What this task involves:
Pick out the lines in the listing below that contain the word "React" and copy them.

>> START

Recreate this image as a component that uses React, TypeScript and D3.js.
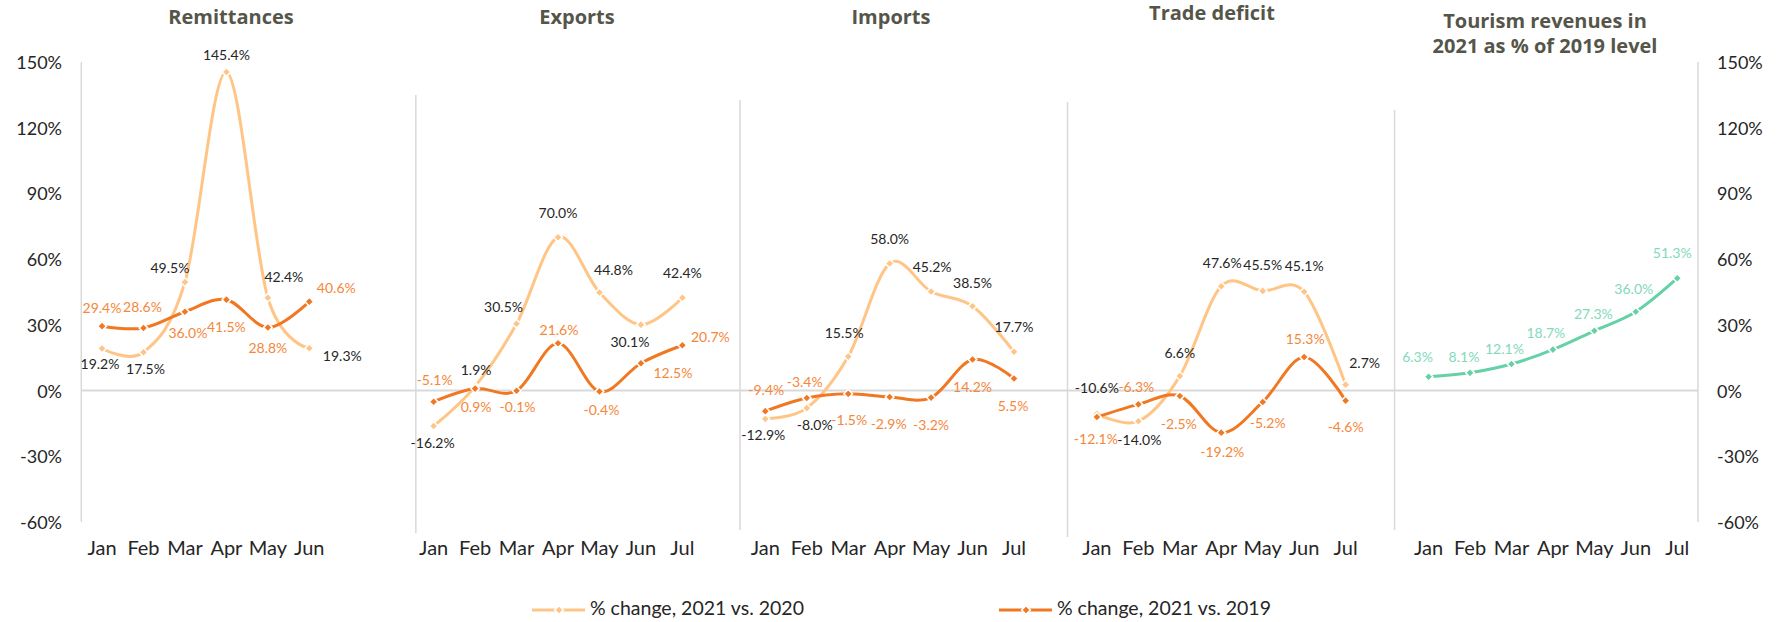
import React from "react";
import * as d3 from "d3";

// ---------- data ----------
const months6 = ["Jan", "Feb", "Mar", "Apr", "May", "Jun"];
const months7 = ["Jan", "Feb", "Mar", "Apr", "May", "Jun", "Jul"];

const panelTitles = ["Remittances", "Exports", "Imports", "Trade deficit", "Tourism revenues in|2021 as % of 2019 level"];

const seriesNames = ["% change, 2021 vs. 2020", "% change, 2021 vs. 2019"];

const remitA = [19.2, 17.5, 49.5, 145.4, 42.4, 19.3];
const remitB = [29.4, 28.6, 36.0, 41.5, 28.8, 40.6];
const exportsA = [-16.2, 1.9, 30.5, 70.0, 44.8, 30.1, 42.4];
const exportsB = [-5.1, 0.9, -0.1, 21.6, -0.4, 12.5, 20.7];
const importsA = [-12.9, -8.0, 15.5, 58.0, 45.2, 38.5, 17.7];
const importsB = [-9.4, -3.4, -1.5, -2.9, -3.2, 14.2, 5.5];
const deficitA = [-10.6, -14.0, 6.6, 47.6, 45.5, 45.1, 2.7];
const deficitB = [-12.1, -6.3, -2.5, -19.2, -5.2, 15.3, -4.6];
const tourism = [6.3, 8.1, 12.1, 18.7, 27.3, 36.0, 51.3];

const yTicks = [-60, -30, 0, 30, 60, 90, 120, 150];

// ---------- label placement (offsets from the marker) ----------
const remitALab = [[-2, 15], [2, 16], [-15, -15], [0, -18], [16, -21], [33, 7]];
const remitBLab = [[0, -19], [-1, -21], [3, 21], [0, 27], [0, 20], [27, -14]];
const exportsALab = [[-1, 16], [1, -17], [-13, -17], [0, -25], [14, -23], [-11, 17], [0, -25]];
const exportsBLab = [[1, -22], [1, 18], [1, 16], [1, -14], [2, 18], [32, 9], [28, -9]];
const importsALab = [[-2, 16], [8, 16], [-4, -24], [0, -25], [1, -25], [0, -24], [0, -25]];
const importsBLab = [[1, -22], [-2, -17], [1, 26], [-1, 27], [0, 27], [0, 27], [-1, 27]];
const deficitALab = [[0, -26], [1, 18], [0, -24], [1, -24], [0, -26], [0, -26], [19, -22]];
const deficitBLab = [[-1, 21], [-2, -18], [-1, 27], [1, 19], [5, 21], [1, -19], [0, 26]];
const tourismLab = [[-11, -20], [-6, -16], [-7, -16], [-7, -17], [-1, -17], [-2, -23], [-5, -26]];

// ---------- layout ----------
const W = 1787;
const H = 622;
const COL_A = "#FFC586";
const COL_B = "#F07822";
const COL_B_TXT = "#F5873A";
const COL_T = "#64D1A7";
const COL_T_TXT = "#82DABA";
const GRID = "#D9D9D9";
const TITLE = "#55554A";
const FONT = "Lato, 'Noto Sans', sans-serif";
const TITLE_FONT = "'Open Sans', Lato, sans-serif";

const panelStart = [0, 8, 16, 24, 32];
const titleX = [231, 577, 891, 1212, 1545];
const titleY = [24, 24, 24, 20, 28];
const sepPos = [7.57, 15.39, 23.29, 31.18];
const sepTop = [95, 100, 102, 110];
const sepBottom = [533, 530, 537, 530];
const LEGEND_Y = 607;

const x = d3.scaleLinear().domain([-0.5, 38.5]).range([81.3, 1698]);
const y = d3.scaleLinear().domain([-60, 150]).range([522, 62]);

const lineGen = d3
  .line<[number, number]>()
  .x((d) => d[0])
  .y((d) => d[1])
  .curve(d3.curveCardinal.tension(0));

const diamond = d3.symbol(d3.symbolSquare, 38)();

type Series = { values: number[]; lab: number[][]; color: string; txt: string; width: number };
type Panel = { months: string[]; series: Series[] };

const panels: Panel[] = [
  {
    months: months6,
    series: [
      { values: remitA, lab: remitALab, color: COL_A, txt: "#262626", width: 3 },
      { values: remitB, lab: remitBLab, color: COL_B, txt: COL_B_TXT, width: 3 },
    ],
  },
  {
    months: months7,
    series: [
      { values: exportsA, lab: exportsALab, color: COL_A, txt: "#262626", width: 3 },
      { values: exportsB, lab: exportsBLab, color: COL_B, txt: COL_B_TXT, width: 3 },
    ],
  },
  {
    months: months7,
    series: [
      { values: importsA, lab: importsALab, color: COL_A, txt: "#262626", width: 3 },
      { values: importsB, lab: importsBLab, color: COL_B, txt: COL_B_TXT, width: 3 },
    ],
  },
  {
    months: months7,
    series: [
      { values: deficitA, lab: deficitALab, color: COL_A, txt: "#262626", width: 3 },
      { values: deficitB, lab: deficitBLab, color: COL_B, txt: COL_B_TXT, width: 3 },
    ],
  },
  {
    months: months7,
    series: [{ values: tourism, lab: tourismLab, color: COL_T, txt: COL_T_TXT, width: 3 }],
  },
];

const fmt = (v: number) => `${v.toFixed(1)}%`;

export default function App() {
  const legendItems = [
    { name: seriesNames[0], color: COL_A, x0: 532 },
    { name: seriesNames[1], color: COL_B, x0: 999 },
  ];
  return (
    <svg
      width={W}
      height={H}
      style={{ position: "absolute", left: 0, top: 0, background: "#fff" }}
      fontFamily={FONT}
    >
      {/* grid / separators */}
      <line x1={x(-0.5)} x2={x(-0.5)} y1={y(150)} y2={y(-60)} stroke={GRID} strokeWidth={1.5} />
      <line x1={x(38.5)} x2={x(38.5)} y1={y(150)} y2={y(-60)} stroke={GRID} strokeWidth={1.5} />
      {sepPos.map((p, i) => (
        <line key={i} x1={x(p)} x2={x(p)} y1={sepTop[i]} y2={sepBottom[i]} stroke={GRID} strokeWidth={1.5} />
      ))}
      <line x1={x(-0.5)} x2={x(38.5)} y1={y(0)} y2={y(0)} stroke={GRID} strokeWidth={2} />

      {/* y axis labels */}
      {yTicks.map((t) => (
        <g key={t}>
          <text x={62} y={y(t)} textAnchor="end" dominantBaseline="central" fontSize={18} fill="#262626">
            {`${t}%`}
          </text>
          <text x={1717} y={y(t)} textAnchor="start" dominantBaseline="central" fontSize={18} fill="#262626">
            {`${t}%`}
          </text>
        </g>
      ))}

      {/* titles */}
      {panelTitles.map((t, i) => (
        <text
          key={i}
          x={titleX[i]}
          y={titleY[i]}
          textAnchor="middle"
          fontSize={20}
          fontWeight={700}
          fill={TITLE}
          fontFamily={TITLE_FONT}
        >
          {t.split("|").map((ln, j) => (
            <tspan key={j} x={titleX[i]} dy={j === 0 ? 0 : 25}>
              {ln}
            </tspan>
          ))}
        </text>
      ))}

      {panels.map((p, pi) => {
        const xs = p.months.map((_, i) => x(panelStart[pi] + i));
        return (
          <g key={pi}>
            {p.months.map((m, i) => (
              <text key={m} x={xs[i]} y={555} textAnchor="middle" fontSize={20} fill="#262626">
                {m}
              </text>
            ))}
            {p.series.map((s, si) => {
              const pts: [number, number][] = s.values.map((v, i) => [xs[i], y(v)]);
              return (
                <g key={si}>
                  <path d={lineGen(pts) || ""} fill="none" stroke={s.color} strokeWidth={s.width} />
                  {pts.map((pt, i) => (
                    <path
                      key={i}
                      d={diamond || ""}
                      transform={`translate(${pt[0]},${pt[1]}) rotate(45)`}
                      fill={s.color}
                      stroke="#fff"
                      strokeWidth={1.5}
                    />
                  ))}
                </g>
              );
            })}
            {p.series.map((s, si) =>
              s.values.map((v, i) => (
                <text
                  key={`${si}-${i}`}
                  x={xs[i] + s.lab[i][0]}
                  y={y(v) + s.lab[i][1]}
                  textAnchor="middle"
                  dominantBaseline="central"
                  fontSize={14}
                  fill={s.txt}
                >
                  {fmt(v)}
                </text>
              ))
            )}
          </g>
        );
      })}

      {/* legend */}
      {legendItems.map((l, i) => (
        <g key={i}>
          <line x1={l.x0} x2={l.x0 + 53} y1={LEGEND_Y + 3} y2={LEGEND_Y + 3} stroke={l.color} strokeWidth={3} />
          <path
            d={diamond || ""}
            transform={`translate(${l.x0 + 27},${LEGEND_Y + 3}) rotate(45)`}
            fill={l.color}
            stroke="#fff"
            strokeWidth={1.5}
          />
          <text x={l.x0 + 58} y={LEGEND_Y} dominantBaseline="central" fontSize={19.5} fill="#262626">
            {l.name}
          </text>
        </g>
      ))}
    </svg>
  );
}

>> END

Task result:
Recreate this image as a component that uses React, TypeScript and D3.js.
import React from "react";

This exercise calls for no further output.